SynHING: Synthetic Heterogeneous Information Network Generation for Graph Learning and Explanation
Ming-Yi Hong, Yi-Hsiang Huang, Shao-En Lin, You-Chen Teng, Chih-Yu Wang, Che Lin
TL;DR
SynHING tackles the scarcity of diverse, ground-truth explanations for heterogeneous information networks by providing a motif-driven, bottom-up synthetic HIN generation framework. It introduces major motif generation, base subgraph construction, intra-/inter-cluster merges, node feature generation, and post-pruning to produce scalable graphs that preserve the reference graph's properties while exposing ground-truth explanations. The framework enables ground-truth explanations for HGNNs and supports pretraining transfer experiments, with controllable cluster exclusion via intra-/inter-cluster probabilities and SNR-driven features. Experimental results on IMDB, ACM, and DBLP show meaningful positive transfer from synthetic to real graphs and highlight the role of motifs in explainability and learning, offering a practical tool for robust evaluation and pretraining in heterogeneous graph learning.
Abstract
Graph Neural Networks (GNNs) excel in delineating graph structures in diverse domains, including community analysis and recommendation systems.

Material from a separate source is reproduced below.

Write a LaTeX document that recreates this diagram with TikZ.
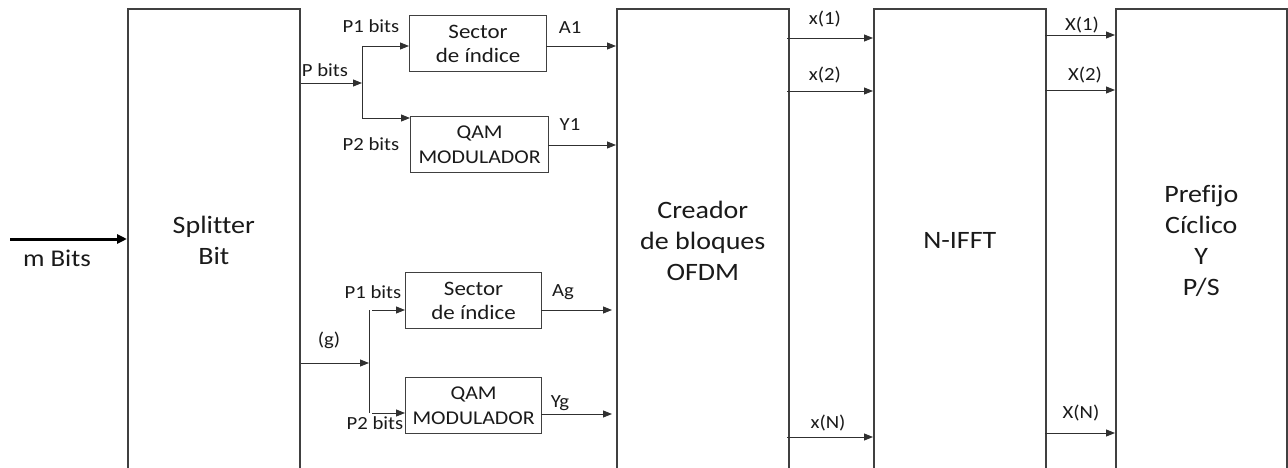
\documentclass[tikz,border=0pt]{standalone}
\usepackage{fontspec}
\setmainfont{Carlito}[FakeStretch=1.12,Ligatures=NoCommon]
\usetikzlibrary{arrows.meta}
\definecolor{boxc}{HTML}{404040}
\definecolor{linec}{HTML}{303030}
\definecolor{txt}{HTML}{1A1A1A}
\tikzset{
  bigbox/.style={draw=boxc,line width=1.6pt,minimum width=172pt,minimum height=464pt,anchor=north west,inner sep=0pt,align=center,text=txt,font=\fontsize{25}{31}\selectfont},
  smallbox/.style={draw=boxc,line width=1.2pt,anchor=north west,inner sep=0pt,align=center,text=txt,font=\fontsize{20.5}{24}\selectfont},
  qambox/.style={smallbox,font=\fontsize{19.5}{25}\selectfont},
  lbl/.style={text=txt,font=\fontsize{18.5}{22}\selectfont,inner sep=0pt},
  arr/.style={draw=linec,line width=0.9pt,-{Triangle[length=9pt,width=7pt]}},
  ln/.style={draw=linec,line width=0.9pt},
}
\begin{document}
\begin{tikzpicture}[x=1pt,y=-1pt]
\useasboundingbox (0,0) rectangle (1288,468);
\clip (0,0) rectangle (1288,468);
% big boxes
\node[bigbox] (split) at (127,8) {Splitter\\Bit};
\node[bigbox] (creador) at (616,8) {Creador\\de bloques\\OFDM};
\node[bigbox,minimum width=172pt] (ifft) at (873,8) {N-IFFT};
\node[bigbox,minimum width=171pt] (pref) at (1115,8) {Prefijo\\Cíclico\\Y\\P/S};
% small boxes
\node[smallbox,minimum width=137pt,minimum height=56pt] (sec1) at (409,15) {Sector\\de índice};
\node[qambox,minimum width=138pt,minimum height=56pt] (qam1) at (410,116) {QAM\\MODULADOR};
\node[smallbox,minimum width=136pt,minimum height=56pt] (sec2) at (405,272) {Sector\\de índice};
\node[qambox,minimum width=136pt,minimum height=56pt] (qam2) at (405,377) {QAM\\MODULADOR};
% input
\coordinate (min) at (10,239);
\draw[line width=3pt,-{Triangle[length=10pt,width=9pt]}] (min) -- (split.west |- min);
\node[text=txt,font=\fontsize{24}{28}\selectfont,inner sep=0pt] (mbits) at (57,258) {m Bits};
% upper branch
\coordinate (jP) at (362,83);
\coordinate (jP1) at (362,46);
\coordinate (jP2) at (362,118);
\draw[arr] (split.east |- jP) -- (jP);
\draw[ln] (jP1) -- (jP2);
\draw[arr] (jP1) -- (sec1.west |- jP1);
\draw[arr] (jP2) -- (qam1.west |- jP2);
\node[lbl] (lP) at (325,70) {P bits};
\node[lbl] (lP1) at (371,26) {P1 bits};
\node[lbl] (lP2) at (371,144) {P2 bits};
\coordinate (a1) at (546,46);
\draw[arr] (a1) -- (creador.west |- a1);
\node[lbl] (lA1) at (570,28) {A1};
\coordinate (y1) at (548,145);
\draw[arr] (y1) -- (creador.west |- y1);
\node[lbl] (lY1) at (570,125) {Y1};
% lower branch
\coordinate (jg) at (369,363);
\coordinate (jg1) at (369,310);
\coordinate (jg2) at (369,413);
\draw[arr] (split.east |- jg) -- (jg);
\draw[ln] (jg1) -- (jg2);
\draw[arr] ([xshift=3pt]jg1) -- (sec2.west |- jg1);
\draw[arr] ([xshift=3pt]jg2) -- (qam2.west |- jg2);
\node[lbl] (lg) at (329,340) {(g)};
\node[lbl] (lP1b) at (373,292) {P1 bits};
\node[lbl] (lP2b) at (375,423) {P2 bits};
\coordinate (ag) at (541,310);
\draw[arr,shorten >=4pt] (ag) -- (creador.west |- ag);
\node[lbl] (lAg) at (563,292) {Ag};
\coordinate (yg) at (541,414);
\draw[arr,shorten >=4pt] (yg) -- (creador.west |- yg);
\node[lbl] (lYg) at (560,403) {Yg};
% creador -> ifft
\coordinate (x1) at (787,38);
\coordinate (x2) at (787,91);
\coordinate (xN) at (787,437);
\draw[arr] (x1) -- (ifft.west |- x1);
\draw[arr] (x2) -- (ifft.west |- x2);
\draw[arr] (xN) -- (ifft.west |- xN);
\node[lbl] (lx1) at (825,19) {x(1)};
\node[lbl] (lx2) at (825,75) {x(2)};
\node[lbl] (lxN) at (828,423) {x(N)};
% ifft -> pref
\coordinate (X1) at (1045,35);
\coordinate (X2) at (1045,90);
\coordinate (XN) at (1045,433);
\draw[arr] (X1) -- (pref.west |- X1);
\draw[arr] (X2) -- (pref.west |- X2);
\draw[arr] (XN) -- (pref.west |- XN);
\node[lbl] (lX1) at (1082,25) {X(1)};
\node[lbl] (lX2) at (1085,75) {X(2)};
\node[lbl] (lXN) at (1081,413) {X(N)};
\end{tikzpicture}
\end{document}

As the interpretation of GNNs becomes increasingly important, the demand for robust baselines and expansive graph datasets is accentuated, particularly in the context of Heterogeneous Information Networks (HIN). Addressing this, we introduce SynHING, a novel framework for Synthetic Heterogeneous Information Network Generation aimed at enhancing graph learning and explanation. SynHING systematically identifies major motifs in a target HIN and employs a bottom-up generation process with intra-cluster and inter-cluster merge modules. This process, supplemented by post-pruning techniques, ensures the synthetic HIN closely mirrors the original graph's structural and statistical properties. Crucially, SynHING provides ground-truth motifs for evaluating GNN explainer models, setting a new standard for explainable, synthetic HIN generation and contributing to the advancement of interpretable machine learning in complex networks.